### RECORDED INFORMATION
---------------

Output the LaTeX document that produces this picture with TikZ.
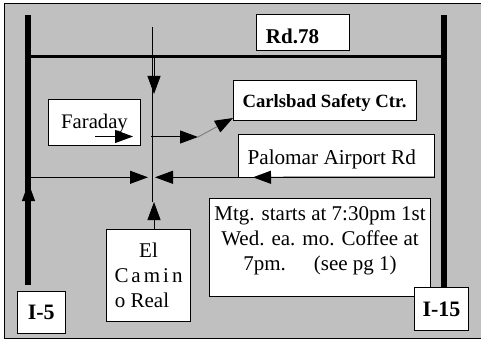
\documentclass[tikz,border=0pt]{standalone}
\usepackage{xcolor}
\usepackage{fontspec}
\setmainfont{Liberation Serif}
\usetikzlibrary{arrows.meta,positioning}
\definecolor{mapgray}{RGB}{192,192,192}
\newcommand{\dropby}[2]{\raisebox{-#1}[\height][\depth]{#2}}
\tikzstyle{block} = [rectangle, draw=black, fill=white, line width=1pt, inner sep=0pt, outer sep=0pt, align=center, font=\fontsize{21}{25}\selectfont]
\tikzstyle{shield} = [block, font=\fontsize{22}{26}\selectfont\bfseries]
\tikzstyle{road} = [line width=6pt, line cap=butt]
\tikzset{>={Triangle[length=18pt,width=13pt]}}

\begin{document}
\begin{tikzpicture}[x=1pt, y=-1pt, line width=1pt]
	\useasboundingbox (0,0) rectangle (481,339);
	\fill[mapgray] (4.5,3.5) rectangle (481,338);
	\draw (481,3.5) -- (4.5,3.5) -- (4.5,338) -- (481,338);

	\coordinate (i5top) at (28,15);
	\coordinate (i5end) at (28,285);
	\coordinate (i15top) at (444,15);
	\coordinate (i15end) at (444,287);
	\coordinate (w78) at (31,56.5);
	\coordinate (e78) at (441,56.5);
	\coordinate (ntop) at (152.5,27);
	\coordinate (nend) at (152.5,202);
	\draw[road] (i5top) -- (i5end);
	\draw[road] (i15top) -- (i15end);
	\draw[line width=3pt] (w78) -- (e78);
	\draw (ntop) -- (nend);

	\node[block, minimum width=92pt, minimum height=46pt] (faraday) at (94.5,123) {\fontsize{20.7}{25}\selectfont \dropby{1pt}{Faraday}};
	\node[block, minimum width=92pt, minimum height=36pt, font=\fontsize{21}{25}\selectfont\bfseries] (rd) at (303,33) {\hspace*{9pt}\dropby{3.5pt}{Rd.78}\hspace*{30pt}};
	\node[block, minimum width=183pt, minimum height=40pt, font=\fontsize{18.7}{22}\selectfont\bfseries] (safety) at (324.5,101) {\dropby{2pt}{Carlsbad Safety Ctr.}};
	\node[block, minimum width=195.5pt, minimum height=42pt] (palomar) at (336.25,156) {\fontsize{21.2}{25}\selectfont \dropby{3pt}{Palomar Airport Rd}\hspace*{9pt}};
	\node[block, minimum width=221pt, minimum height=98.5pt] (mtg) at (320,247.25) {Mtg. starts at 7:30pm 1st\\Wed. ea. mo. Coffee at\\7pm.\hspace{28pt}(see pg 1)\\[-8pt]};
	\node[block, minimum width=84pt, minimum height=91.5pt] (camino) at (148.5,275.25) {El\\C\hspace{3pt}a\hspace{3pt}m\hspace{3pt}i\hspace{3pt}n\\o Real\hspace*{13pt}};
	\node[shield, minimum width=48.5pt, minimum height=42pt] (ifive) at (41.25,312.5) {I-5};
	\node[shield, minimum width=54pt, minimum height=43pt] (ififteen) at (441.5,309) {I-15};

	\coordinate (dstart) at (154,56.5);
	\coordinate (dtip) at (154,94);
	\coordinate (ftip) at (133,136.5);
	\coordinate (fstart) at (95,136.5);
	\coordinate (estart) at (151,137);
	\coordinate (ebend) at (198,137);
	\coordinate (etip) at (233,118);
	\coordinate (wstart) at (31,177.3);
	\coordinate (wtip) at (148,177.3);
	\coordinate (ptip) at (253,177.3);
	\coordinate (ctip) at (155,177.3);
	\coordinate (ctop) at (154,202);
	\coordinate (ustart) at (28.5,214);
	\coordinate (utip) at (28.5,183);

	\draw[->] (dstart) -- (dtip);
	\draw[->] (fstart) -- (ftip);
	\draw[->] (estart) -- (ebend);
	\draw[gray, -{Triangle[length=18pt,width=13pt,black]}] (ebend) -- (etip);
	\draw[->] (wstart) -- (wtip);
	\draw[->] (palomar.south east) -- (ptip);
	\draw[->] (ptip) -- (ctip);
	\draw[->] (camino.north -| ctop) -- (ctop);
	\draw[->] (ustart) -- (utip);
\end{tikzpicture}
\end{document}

---------------

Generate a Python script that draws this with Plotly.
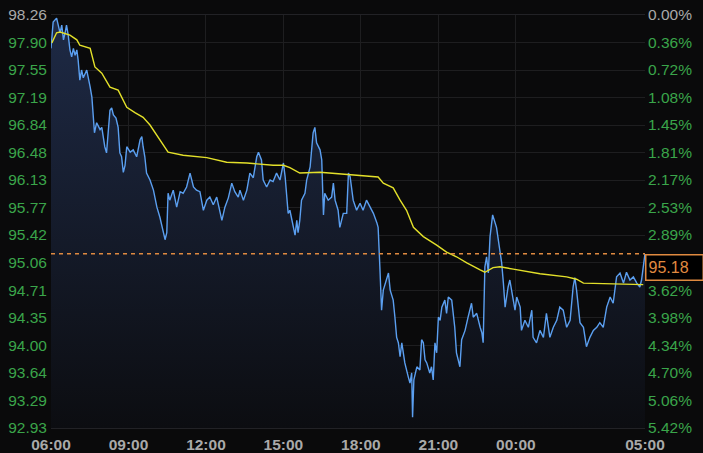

---------------

### GIVEN INSTRUCTION
Give back exactly the lines from the one containing "Output the LaTeX" to the one containing "(ntop) -- (nend);", both included, and no pictures.

### RESPONSE TO THIS TASK
Output the LaTeX document that produces this picture with TikZ.
\documentclass[tikz,border=0pt]{standalone}
\usepackage{xcolor}
\usepackage{fontspec}
\setmainfont{Liberation Serif}
\usetikzlibrary{arrows.meta,positioning}
\definecolor{mapgray}{RGB}{192,192,192}
\newcommand{\dropby}[2]{\raisebox{-#1}[\height][\depth]{#2}}
\tikzstyle{block} = [rectangle, draw=black, fill=white, line width=1pt, inner sep=0pt, outer sep=0pt, align=center, font=\fontsize{21}{25}\selectfont]
\tikzstyle{shield} = [block, font=\fontsize{22}{26}\selectfont\bfseries]
\tikzstyle{road} = [line width=6pt, line cap=butt]
\tikzset{>={Triangle[length=18pt,width=13pt]}}

\begin{document}
\begin{tikzpicture}[x=1pt, y=-1pt, line width=1pt]
	\useasboundingbox (0,0) rectangle (481,339);
	\fill[mapgray] (4.5,3.5) rectangle (481,338);
	\draw (481,3.5) -- (4.5,3.5) -- (4.5,338) -- (481,338);

	\coordinate (i5top) at (28,15);
	\coordinate (i5end) at (28,285);
	\coordinate (i15top) at (444,15);
	\coordinate (i15end) at (444,287);
	\coordinate (w78) at (31,56.5);
	\coordinate (e78) at (441,56.5);
	\coordinate (ntop) at (152.5,27);
	\coordinate (nend) at (152.5,202);
	\draw[road] (i5top) -- (i5end);
	\draw[road] (i15top) -- (i15end);
	\draw[line width=3pt] (w78) -- (e78);
	\draw (ntop) -- (nend);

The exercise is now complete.